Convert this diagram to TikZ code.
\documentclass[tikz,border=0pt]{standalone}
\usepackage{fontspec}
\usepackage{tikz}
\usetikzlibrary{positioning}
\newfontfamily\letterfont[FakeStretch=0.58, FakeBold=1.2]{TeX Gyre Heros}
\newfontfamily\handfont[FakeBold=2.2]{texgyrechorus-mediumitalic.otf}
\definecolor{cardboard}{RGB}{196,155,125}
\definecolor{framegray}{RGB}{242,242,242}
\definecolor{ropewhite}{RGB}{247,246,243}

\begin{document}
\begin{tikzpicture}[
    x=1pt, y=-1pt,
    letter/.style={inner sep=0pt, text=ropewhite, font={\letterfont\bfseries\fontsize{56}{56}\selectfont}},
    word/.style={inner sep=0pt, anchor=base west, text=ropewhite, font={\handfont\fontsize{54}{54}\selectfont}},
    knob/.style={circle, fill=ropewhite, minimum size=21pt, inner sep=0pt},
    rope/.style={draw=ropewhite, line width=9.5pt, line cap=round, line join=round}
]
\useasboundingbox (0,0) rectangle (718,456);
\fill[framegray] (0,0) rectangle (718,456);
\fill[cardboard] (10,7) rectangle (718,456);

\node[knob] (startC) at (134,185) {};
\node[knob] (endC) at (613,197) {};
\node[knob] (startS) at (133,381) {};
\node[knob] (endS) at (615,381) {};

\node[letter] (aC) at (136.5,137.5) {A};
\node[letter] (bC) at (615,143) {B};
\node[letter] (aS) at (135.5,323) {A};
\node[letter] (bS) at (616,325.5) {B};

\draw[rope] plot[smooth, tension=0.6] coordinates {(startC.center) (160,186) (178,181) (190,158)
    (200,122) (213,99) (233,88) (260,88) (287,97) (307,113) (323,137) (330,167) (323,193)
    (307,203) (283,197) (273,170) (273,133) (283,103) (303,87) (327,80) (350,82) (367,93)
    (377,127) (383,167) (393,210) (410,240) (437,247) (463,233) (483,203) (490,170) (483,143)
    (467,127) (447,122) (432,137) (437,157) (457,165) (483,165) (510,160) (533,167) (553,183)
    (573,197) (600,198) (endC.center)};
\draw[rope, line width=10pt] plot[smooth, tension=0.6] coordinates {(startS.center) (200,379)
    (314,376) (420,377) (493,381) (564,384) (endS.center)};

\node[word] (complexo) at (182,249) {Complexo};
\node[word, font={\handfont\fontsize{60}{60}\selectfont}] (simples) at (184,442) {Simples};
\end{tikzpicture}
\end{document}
========================================
• Job:
Your task is to repeat each line of the material exactly.

• Final result:
Convert this diagram to TikZ code.
\documentclass[tikz,border=0pt]{standalone}
\usepackage{fontspec}
\usepackage{tikz}
\usetikzlibrary{positioning}
\newfontfamily\letterfont[FakeStretch=0.58, FakeBold=1.2]{TeX Gyre Heros}
\newfontfamily\handfont[FakeBold=2.2]{texgyrechorus-mediumitalic.otf}
\definecolor{cardboard}{RGB}{196,155,125}
\definecolor{framegray}{RGB}{242,242,242}
\definecolor{ropewhite}{RGB}{247,246,243}

\begin{document}
\begin{tikzpicture}[
    x=1pt, y=-1pt,
    letter/.style={inner sep=0pt, text=ropewhite, font={\letterfont\bfseries\fontsize{56}{56}\selectfont}},
    word/.style={inner sep=0pt, anchor=base west, text=ropewhite, font={\handfont\fontsize{54}{54}\selectfont}},
    knob/.style={circle, fill=ropewhite, minimum size=21pt, inner sep=0pt},
    rope/.style={draw=ropewhite, line width=9.5pt, line cap=round, line join=round}
]
\useasboundingbox (0,0) rectangle (718,456);
\fill[framegray] (0,0) rectangle (718,456);
\fill[cardboard] (10,7) rectangle (718,456);

\node[knob] (startC) at (134,185) {};
\node[knob] (endC) at (613,197) {};
\node[knob] (startS) at (133,381) {};
\node[knob] (endS) at (615,381) {};

\node[letter] (aC) at (136.5,137.5) {A};
\node[letter] (bC) at (615,143) {B};
\node[letter] (aS) at (135.5,323) {A};
\node[letter] (bS) at (616,325.5) {B};

\draw[rope] plot[smooth, tension=0.6] coordinates {(startC.center) (160,186) (178,181) (190,158)
    (200,122) (213,99) (233,88) (260,88) (287,97) (307,113) (323,137) (330,167) (323,193)
    (307,203) (283,197) (273,170) (273,133) (283,103) (303,87) (327,80) (350,82) (367,93)
    (377,127) (383,167) (393,210) (410,240) (437,247) (463,233) (483,203) (490,170) (483,143)
    (467,127) (447,122) (432,137) (437,157) (457,165) (483,165) (510,160) (533,167) (553,183)
    (573,197) (600,198) (endC.center)};
\draw[rope, line width=10pt] plot[smooth, tension=0.6] coordinates {(startS.center) (200,379)
    (314,376) (420,377) (493,381) (564,384) (endS.center)};

\node[word] (complexo) at (182,249) {Complexo};
\node[word, font={\handfont\fontsize{60}{60}\selectfont}] (simples) at (184,442) {Simples};
\end{tikzpicture}
\end{document}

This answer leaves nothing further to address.